Salah satu model gaya belajar - sekaligus menjadi salah satu teori yang cukup berpengaruh pada periode ini - dikemukakan oleh David Kolb. Kolb memperkenalkan Experiential Learning Theory (ELT), yang menyatakan bahwa pembelajaran adalah proses siklus yang melibatkan pengalaman konkret, refleksi, konseptualisasi, dan eksperimen aktif. Kolb juga mengidentifikasi empat gaya belajar: converging, diverging, assimilating, dan accommodating, yang didasarkan pada cara individu memilih tahapan dalam siklus ini.
Pada tahun 1987 Neil Fleming menyodorkan model gaya belajar yang lebih spesifik, dikenal sebagai model VARK (Visual, Auditory, Reading/Writing, Kinesthetic).
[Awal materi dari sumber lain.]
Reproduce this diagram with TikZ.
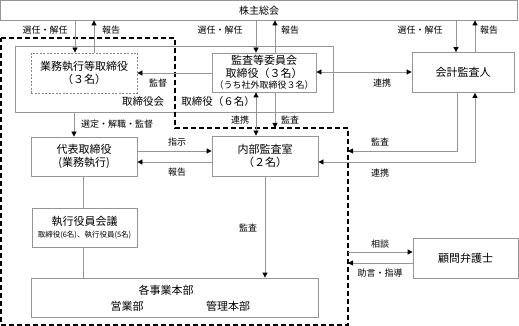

Model ini memberi cara sederhana untuk mengidentifikasi kecenderungan belajar individu, yang membantu dalam mempersonalisasi pendidikan sesuai kebutuhan setiap siswa. Sejak tahun 1980-an sampai saat ini konsep gaya belajar VAK/VARK sering digunakan. Bahkan dapat dikatakan model VAK merupakan yang paling banyak digunakan, terlebih dalam penelitian-penelitian pendidikan yang berhubungan dengan rancangan, proses dan hasil belajar. Konsep VAK juga lebih dikenal karena konon mudah diterapkan dalam merancang pembelajaran yang sesuai dengan kebutuhan siswa.